What all the tributes and eulogies miss out on was Glen’s extraordinary session musician career before he became a pop/country star . Suffice it to say the man swung a mighty fine guitar himself before seeking celebrity . As for me .. Wichita Lineman will always be the pinnacle of Glen’s pop/country career and .. its a damn shame in my opinion that later in life Glen didn’t take a Johnny Cash w/ Rick Rubin like detour from the pop/Nashville sound to return to his guitar slinging roots instead of continuing to waste time and effort trying to regain Nashville’s favor long after they’d abandoned him completely . Hmm .. Glen Campbell and Daniel Lanois … now that would of been a paring . Hmm … hate to say it but perhaps it was his RNC sympathies along with his ultra conservative Evangelical leanings ..( neither of which ever benefitted any artistic endeavor ) that kept the man shackled … Oh well .
Wow. I had never heard that, and that is one great melody line and singing performance. As great as it is, I can see why it might not have been a hit, it’s not a simple singable melody–but again, wow!
If you’re going to start diminishing the art because of the unsavoury sympathies and behaviour traits there’s a pretty long list of 20th century immortals you’re going to have to take down too. Campbell’s politics don’t impact one iota on the greatness of those songs. One thing that still needs stating is that the rock literati didn’t give a fig for those great Jim Webb songs at the time. They were dismissed as pop pap. The rock literati were as usual wrong. The eulogising of Wichita Lineman etc was a slow fuse burning. It took 20 years or more for those great songs to be lauded. Lovely piece of writing Richard. I’d just like to add a word of praise for Where’s The Playground Susie, because no one else has. Another great yearning interpretation of a great yearning song.

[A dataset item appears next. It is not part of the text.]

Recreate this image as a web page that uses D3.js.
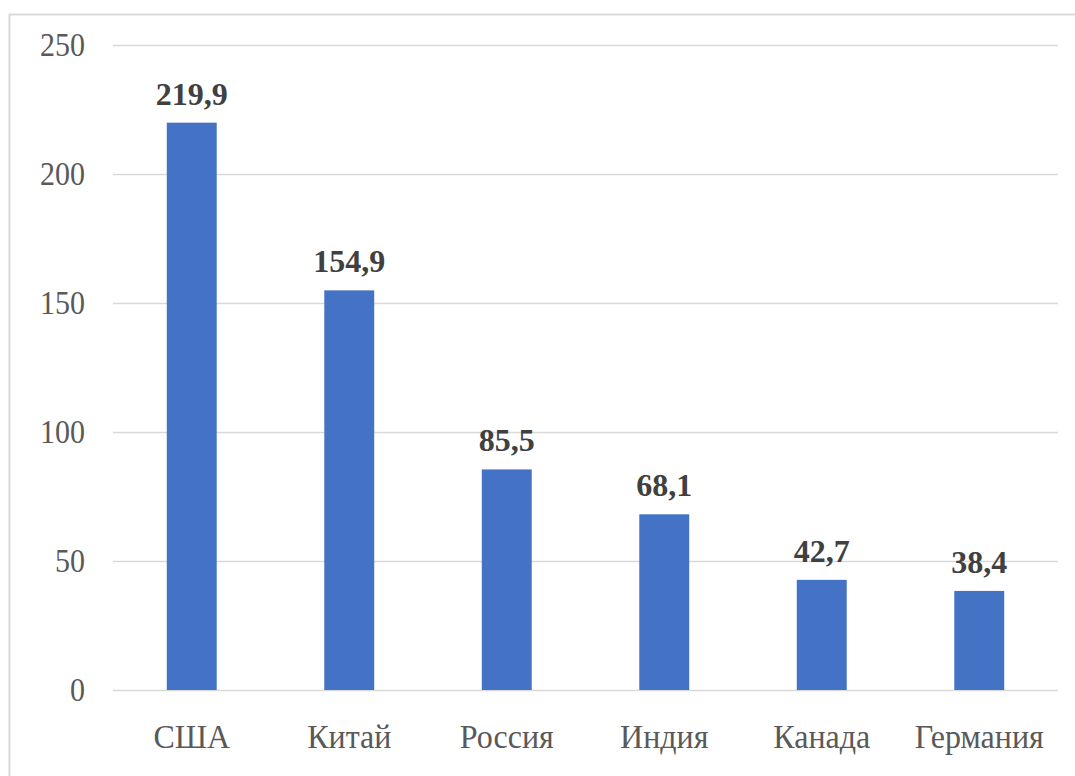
<!DOCTYPE html>
<html>
<head>
<meta charset="utf-8">
<script src="https://cdn.jsdelivr.net/npm/d3@7"></script>
<style>
  html, body { margin: 0; padding: 0; background: #fff; }
  svg { display: block; }
</style>
</head>
<body>
<svg id="chart" width="1075" height="776"></svg>
<script>
// Countries and their values
const categories = ["США", "Китай", "Россия", "Индия", "Канада", "Германия"];
const values = [219.9, 154.9, 85.5, 68.1, 42.7, 38.4];
const yTicks = [0, 50, 100, 150, 200, 250];

const svg = d3.select("#chart");
const W = 1075, H = 776;
const margin = { left: 113, right: 17, top: 45, bottom: 86 };
const serif = "'Liberation Serif', 'Times New Roman', serif";

// Outer chart frame
svg.append("rect")
  .attr("x", 9.5).attr("y", 14.5)
  .attr("width", W + 20).attr("height", H + 20)
  .attr("fill", "none").attr("stroke", "#d9d9d9").attr("stroke-width", 2);

const x = d3.scaleBand()
  .domain(categories)
  .range([margin.left, W - margin.right])
  .paddingInner(0.683)
  .paddingOuter(0.3415);

const y = d3.scaleLinear()
  .domain([0, 250])
  .range([H - margin.bottom, margin.top]);

const fmt = v => String(v).replace(".", ",");

// Horizontal gridlines
svg.append("g").selectAll("line")
  .data(yTicks)
  .join("line")
  .attr("x1", margin.left).attr("x2", W - margin.right)
  .attr("y1", d => Math.round(y(d)) + 0.5).attr("y2", d => Math.round(y(d)) + 0.5)
  .attr("stroke", "#d9d9d9").attr("stroke-width", 1.5);

// Y axis labels (slightly tall glyphs)
const yAxis = d3.axisLeft(y).tickValues(yTicks).tickSize(0).tickPadding(0);
const gy = svg.append("g").attr("transform", "translate(85,0)").call(yAxis);
gy.select(".domain").remove();
gy.selectAll("text")
  .attr("transform", "scale(1,1.12)")
  .style("font-family", serif)
  .style("font-size", "30px").attr("fill", "#595959");

// Bars
svg.append("g").selectAll("rect")
  .data(values)
  .join("rect")
  .attr("x", (d, i) => x(categories[i]))
  .attr("width", x.bandwidth())
  .attr("y", d => y(d))
  .attr("height", d => y(0) - y(d))
  .attr("fill", "#4472c4");

// Value labels
svg.append("g").selectAll("text")
  .data(values)
  .join("text")
  .attr("x", (d, i) => x(categories[i]) + x.bandwidth() / 2)
  .attr("y", d => y(d) - 18)
  .attr("text-anchor", "middle")
  .style("font-family", serif)
  .style("font-weight", "bold")
  .style("font-size", "32px").attr("fill", "#404040")
  .text(d => fmt(d));

// Category axis labels
const catStretch = 1.08;
const xAxis = d3.axisBottom(x).tickSize(0).tickPadding(0);
const gx = svg.append("g").attr("transform", `translate(0,${H - margin.bottom})`).call(xAxis);
gx.select(".domain").remove();
gx.selectAll("text")
  .attr("dy", null)
  .attr("y", 58 / catStretch)
  .attr("transform", `scale(1,${catStretch})`)
  .style("font-family", serif)
  .style("font-size", "32px").attr("fill", "#595959");
</script>
</body>
</html>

Spot on about the dismissal of Wichita Lineman, when it was released it was not considered worthy of serious critical appreciation. It would have been categorised as MOR if such a thing existed in 1969.
Btw on the strength of Campbell’s interpretation I bought his next single unheard, predecessor to Susie, the wonderful Galveston
sorry you guys never got to do a session with Glenn…he made it fun and a half, couldn’t read more than chord changes but made the music happen by take 2, and had a left hand on him the likes of which i’ve never seen before or since. last time i played with him was at John Hartford’s house outside N’ville in 1998; Glenn played his ass off. RIP my friend.
Another lovely piece, Richard. Like some of the other contributors, I did appreciate those Jimmy Webb songs but my hair was too long and the money went on Beefheart and Jefferson Airplane albums.
Thanks Richard. A fantastic post of a sadly little known pop gem in a career of many gems. Thanks for honouring it with your post.
I only discovered this song about a year ago and was posting enthusiastically about it. It’s as good as anything on Pet Sounds or Smile, a masterpiece of 60s pop. And it wasn’t even a hit!